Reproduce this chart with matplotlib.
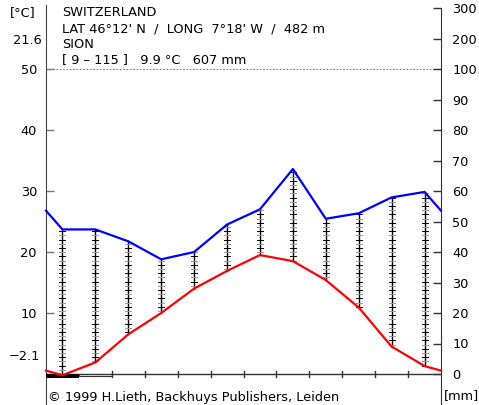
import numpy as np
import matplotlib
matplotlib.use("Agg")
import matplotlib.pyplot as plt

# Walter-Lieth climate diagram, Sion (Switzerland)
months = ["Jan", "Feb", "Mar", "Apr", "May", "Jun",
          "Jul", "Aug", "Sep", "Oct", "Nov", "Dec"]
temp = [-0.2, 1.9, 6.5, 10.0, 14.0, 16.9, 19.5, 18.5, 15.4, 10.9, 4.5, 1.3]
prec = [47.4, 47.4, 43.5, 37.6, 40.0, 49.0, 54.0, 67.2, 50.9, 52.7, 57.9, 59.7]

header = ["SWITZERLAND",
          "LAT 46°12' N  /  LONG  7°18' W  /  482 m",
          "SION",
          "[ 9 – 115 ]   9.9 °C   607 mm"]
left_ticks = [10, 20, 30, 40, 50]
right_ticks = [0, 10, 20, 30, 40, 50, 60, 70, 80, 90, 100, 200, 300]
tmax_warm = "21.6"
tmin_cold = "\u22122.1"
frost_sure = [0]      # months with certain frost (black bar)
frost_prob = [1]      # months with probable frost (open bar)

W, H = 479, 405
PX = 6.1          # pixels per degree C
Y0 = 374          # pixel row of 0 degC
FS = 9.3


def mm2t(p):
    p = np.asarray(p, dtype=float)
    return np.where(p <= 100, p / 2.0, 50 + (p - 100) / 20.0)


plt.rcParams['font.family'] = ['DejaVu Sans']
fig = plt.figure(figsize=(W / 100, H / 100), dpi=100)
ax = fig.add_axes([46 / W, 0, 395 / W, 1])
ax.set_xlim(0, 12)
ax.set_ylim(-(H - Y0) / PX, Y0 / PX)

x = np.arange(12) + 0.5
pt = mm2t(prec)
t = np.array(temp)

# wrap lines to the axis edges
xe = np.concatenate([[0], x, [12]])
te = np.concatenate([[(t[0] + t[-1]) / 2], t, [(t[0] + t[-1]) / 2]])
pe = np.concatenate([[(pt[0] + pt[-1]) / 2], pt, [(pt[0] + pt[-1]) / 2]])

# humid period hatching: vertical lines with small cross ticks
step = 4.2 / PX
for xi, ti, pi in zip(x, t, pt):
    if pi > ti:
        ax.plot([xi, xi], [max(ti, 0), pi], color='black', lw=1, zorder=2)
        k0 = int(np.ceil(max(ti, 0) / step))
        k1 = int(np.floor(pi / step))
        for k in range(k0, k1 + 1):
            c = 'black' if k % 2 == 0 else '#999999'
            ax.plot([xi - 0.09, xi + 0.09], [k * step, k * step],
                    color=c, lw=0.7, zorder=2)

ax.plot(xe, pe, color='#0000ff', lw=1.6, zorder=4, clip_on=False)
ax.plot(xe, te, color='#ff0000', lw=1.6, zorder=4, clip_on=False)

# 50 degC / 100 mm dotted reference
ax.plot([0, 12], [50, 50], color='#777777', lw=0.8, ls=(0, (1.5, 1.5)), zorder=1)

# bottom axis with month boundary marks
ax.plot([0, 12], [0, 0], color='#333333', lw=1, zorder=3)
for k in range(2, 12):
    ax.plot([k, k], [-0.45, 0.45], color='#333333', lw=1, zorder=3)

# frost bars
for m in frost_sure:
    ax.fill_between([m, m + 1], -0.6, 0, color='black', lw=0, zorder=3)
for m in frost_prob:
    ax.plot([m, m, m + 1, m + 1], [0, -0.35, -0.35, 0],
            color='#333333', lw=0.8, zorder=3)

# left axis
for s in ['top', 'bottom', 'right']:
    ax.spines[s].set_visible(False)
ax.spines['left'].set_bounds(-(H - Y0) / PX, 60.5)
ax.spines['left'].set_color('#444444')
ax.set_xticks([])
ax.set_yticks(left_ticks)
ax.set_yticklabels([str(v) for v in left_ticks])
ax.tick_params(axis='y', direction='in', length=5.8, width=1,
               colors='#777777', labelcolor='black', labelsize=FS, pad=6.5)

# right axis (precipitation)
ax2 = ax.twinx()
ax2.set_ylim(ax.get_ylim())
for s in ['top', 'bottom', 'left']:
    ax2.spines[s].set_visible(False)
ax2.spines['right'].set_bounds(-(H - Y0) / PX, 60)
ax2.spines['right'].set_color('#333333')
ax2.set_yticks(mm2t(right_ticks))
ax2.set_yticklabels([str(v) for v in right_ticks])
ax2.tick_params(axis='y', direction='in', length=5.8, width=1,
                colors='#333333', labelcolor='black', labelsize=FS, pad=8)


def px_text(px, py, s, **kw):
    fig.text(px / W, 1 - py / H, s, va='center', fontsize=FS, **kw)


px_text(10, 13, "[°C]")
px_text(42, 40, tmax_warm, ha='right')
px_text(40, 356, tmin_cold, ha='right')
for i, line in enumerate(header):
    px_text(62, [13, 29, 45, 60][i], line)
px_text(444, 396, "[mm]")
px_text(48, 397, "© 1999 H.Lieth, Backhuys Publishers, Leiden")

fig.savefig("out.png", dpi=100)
....
**Exercise aim:** For the listing above, identify each line bearing "matplotlib".

**Result of this task:**
Reproduce this chart with matplotlib.
import matplotlib
matplotlib.use("Agg")
import matplotlib.pyplot as plt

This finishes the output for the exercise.